Morgantown, West Virginia – When North Carolina’s legendary head coach Roy Williams shockingly announced his retirement on April 1st, he reportedly cited frustrations with the direction of college basketball, particularly the new rules surrounding player transfers.
“I no longer feel like I’m the right man for the job,” Williams said at a tearful afternoon news conference explaining his decision to retire.
The sport of college basketball today is a very different game than the one that Roy Williams and Bob Huggins experienced throughout their long and illustrious careers.
Today, players can come and go without penalty and this is very difficult for old, veteran coaches like Williams or Huggins to accept. In addition, “stealing” players from their friends in the coaching ranks feels ugly and shady.

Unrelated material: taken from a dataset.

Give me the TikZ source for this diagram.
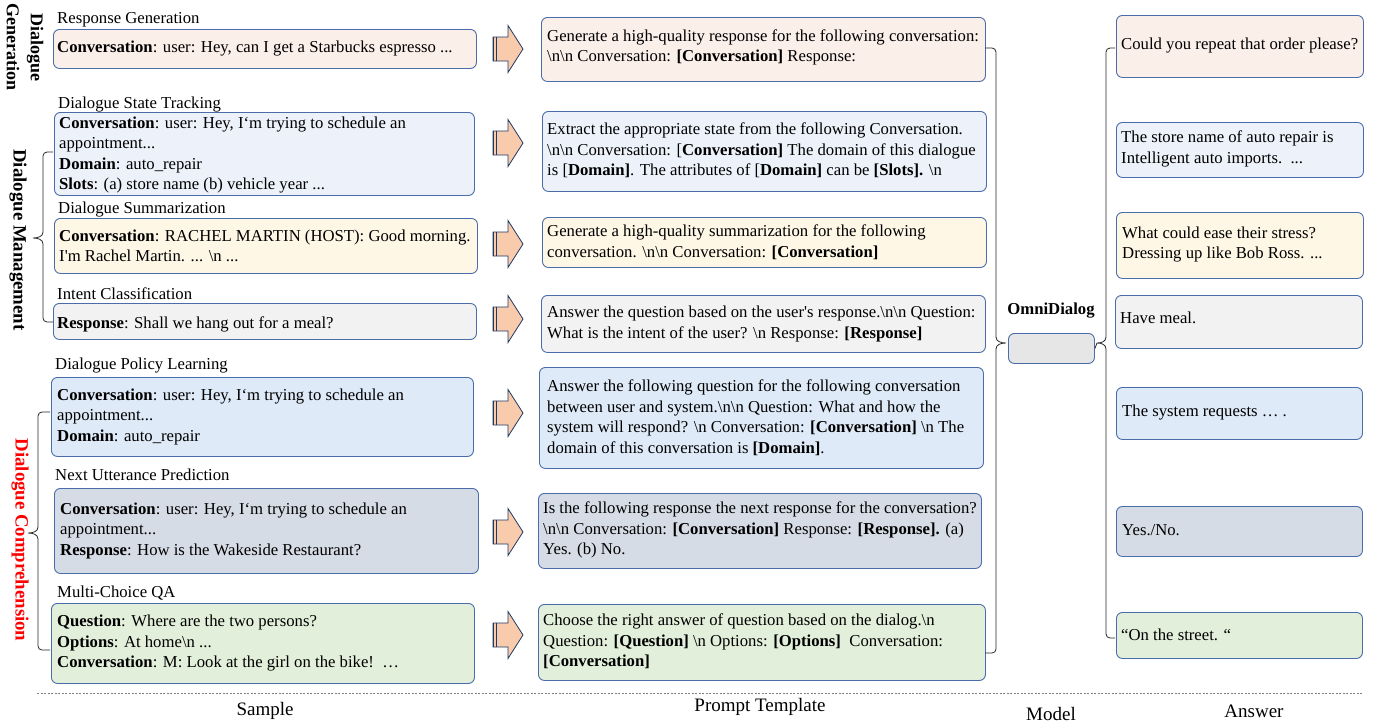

With that said, Bob Huggins deserves to remain as the Head Coach of the West Virginia Mountaineers for as long as he wishes. One of the very best to ever roam the sidelines, Huggins will be given the power to make the decision to retire when he’s ready to step down.
Next year, following the 2021-2022 season, Huggins’ contract allows him to continue to coach or take a position within the athletics department. According to a press release by West Virginia University, “Under the agreement, following the 2021-22 season, Huggins will assume a five-year Emeritus status within the WVU Department of Intercollegiate Athletics, which concludes June 30, 2027.
He will be involved in public relations and development activities in addition to other duties assigned at that time by the Director of Athletics. Huggins could defer his term of Emeritus status and continue to serve as head coach beyond 2021-22 with a mutual agreement between Huggins and the Director.”
Following next season, Bob Huggins will be 68 years old. Although several coaches have coached well into their late sixties, early seventies, Huggins is not in the superior physical condition in takes to continue for much longer.
The Oscar Tshiebwe situation was very hard for Huggins to accept. Dealing with players transferring in and out of the program is not something that Huggins wants to deal with, and Bob Huggins refuses to stoop to the level of the ugliness required to win big in the sport.
John Calipari is willing to go there. Calipari is willing to turn his back on a decades-long friendship for a chance at a player with incredible athleticism and motor like Oscar Tshiebwe. Bob Huggins just isn’t. He’s either too principled or too classy to toe the line of ethical and unethical behavior like many college coaches do today.
Huggins, who currently sits at 900 wins in his career, will now pass Roy Williams and the great Bob Knight on the all-time wins list, and will finish his remarkable career as 3rd in the history of the game in wins. Only Duke’s Mike Krzyzewski and Syracuse’s Jim Boeheim are likely out of reach for Huggins.
Although a national championship is the fitting, ideal end for Huggins, it’s not necessary for him to have a truly remarkable, Hall of Fame-worthy career. Bob Huggins has nothing left to prove.
A cushy position in the athletic department where he can oversee the team and add valuable insight seems like a perfect fit for the aging Huggins.
Expect Huggins to coach this season, to use next year as a “farewell season” with fans back in the stands, and then spend five years in the athletic department before officially retiring in 2027.
Bob Huggins will go down as one of the most important figures in college basketball history, and his legacy at West Virginia will be unrivaled.